• WHAT YOU ARE ASKED TO DO:
Please quote exactly the lines below from the line containing "Generate a web" to the line containing "const X0 = x(0), Y0 = y(0);", both lines included, and nothing else.

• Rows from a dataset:
* * * * * * *

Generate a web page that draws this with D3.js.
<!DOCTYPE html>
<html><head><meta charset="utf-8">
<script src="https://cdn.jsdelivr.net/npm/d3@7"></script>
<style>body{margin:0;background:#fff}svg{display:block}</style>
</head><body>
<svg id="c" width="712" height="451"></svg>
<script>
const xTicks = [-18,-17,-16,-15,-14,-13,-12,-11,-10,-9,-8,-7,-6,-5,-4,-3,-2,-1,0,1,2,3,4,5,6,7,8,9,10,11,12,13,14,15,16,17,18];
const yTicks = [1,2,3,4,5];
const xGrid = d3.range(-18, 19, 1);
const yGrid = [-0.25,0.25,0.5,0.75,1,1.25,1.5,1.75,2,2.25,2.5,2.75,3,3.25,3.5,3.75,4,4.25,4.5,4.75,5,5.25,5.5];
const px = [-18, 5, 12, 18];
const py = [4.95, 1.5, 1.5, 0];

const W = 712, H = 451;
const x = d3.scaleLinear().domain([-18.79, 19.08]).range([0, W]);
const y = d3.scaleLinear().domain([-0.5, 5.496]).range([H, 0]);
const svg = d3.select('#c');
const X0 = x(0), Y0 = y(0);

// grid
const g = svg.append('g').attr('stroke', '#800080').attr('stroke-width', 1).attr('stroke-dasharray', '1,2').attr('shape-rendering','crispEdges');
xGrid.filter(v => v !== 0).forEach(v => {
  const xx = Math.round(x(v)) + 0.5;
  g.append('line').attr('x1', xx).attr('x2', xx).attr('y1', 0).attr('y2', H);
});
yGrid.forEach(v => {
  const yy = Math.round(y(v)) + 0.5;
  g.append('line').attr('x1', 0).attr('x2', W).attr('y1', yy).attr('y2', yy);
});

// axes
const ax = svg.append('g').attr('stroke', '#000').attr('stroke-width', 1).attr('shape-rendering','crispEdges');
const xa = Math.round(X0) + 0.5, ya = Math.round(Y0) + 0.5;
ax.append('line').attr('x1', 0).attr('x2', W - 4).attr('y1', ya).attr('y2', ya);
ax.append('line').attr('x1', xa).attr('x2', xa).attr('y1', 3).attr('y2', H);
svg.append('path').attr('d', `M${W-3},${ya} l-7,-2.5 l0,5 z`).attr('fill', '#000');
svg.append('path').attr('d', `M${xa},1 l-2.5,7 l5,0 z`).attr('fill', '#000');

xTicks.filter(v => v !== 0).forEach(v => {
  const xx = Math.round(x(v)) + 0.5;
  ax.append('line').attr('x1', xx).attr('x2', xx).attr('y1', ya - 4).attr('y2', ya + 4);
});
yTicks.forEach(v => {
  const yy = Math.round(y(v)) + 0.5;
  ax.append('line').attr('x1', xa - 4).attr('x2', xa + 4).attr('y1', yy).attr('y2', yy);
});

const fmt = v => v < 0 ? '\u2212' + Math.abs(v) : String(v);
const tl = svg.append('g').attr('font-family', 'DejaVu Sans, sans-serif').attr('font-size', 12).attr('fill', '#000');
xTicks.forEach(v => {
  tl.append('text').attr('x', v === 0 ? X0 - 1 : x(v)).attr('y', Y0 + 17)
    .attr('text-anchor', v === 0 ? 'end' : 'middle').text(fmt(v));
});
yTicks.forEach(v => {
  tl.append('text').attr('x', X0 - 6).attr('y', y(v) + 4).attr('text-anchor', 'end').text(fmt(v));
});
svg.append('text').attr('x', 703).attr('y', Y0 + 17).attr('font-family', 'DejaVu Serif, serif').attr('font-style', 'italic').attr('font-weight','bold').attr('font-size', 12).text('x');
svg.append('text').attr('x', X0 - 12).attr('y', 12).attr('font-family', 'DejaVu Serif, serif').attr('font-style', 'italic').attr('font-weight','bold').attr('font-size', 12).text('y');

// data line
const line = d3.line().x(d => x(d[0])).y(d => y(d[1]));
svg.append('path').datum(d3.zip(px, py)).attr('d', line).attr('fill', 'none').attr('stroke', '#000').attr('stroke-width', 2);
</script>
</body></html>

* * * * * * *

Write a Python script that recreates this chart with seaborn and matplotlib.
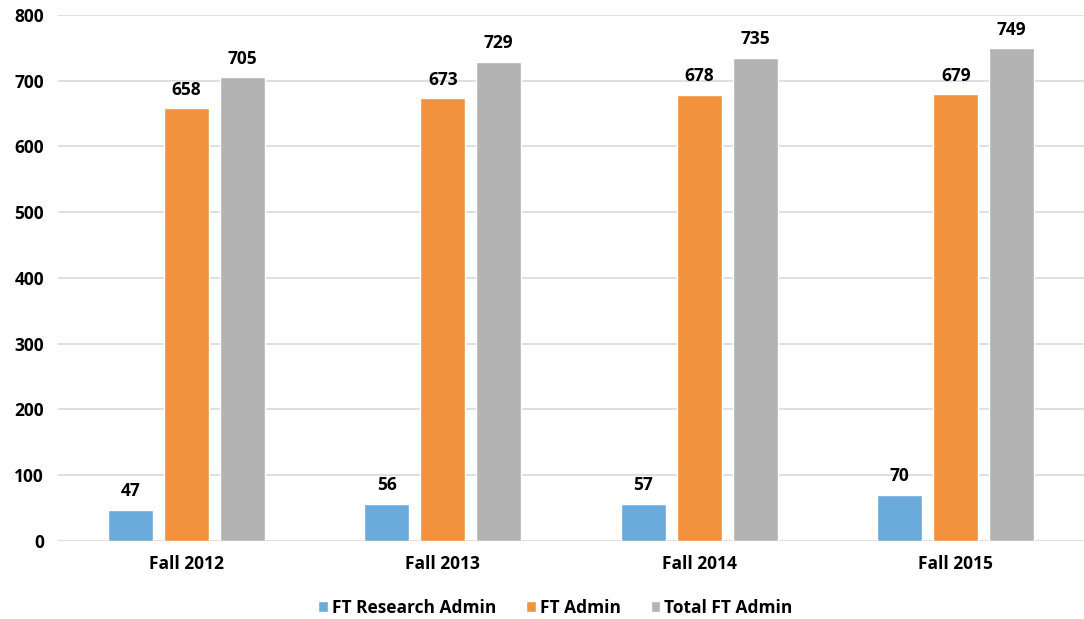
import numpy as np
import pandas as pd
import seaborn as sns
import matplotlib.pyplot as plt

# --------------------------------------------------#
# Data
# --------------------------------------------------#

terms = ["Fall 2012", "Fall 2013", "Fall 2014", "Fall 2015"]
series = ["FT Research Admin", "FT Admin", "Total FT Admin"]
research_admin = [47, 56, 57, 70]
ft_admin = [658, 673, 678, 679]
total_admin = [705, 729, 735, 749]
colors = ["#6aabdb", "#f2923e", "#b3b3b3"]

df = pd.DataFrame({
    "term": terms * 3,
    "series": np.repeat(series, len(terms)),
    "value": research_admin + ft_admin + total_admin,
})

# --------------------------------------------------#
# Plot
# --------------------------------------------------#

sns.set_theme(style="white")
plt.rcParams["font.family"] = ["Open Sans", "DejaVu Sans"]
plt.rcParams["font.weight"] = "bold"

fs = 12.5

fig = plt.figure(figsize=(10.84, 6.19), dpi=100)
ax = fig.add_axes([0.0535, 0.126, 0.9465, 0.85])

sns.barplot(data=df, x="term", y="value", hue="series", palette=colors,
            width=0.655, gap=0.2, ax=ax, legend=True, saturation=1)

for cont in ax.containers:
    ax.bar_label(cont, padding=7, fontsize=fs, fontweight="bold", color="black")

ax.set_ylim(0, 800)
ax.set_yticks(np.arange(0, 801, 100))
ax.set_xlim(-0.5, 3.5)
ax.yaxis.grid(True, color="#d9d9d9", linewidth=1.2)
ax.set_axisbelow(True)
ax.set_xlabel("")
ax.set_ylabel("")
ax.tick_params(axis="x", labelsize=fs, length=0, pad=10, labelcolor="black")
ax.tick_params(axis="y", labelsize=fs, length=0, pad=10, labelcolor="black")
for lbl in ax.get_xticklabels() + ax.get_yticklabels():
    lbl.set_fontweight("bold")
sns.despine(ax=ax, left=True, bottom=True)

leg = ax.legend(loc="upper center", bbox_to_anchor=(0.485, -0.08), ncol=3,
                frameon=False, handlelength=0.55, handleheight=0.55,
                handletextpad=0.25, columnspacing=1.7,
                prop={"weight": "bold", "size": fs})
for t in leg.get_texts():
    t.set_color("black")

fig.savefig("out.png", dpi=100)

* * * * * * *

• WRITTEN SOLUTION:
Generate a web page that draws this with D3.js.
<!DOCTYPE html>
<html><head><meta charset="utf-8">
<script src="https://cdn.jsdelivr.net/npm/d3@7"></script>
<style>body{margin:0;background:#fff}svg{display:block}</style>
</head><body>
<svg id="c" width="712" height="451"></svg>
<script>
const xTicks = [-18,-17,-16,-15,-14,-13,-12,-11,-10,-9,-8,-7,-6,-5,-4,-3,-2,-1,0,1,2,3,4,5,6,7,8,9,10,11,12,13,14,15,16,17,18];
const yTicks = [1,2,3,4,5];
const xGrid = d3.range(-18, 19, 1);
const yGrid = [-0.25,0.25,0.5,0.75,1,1.25,1.5,1.75,2,2.25,2.5,2.75,3,3.25,3.5,3.75,4,4.25,4.5,4.75,5,5.25,5.5];
const px = [-18, 5, 12, 18];
const py = [4.95, 1.5, 1.5, 0];

const W = 712, H = 451;
const x = d3.scaleLinear().domain([-18.79, 19.08]).range([0, W]);
const y = d3.scaleLinear().domain([-0.5, 5.496]).range([H, 0]);
const svg = d3.select('#c');
const X0 = x(0), Y0 = y(0);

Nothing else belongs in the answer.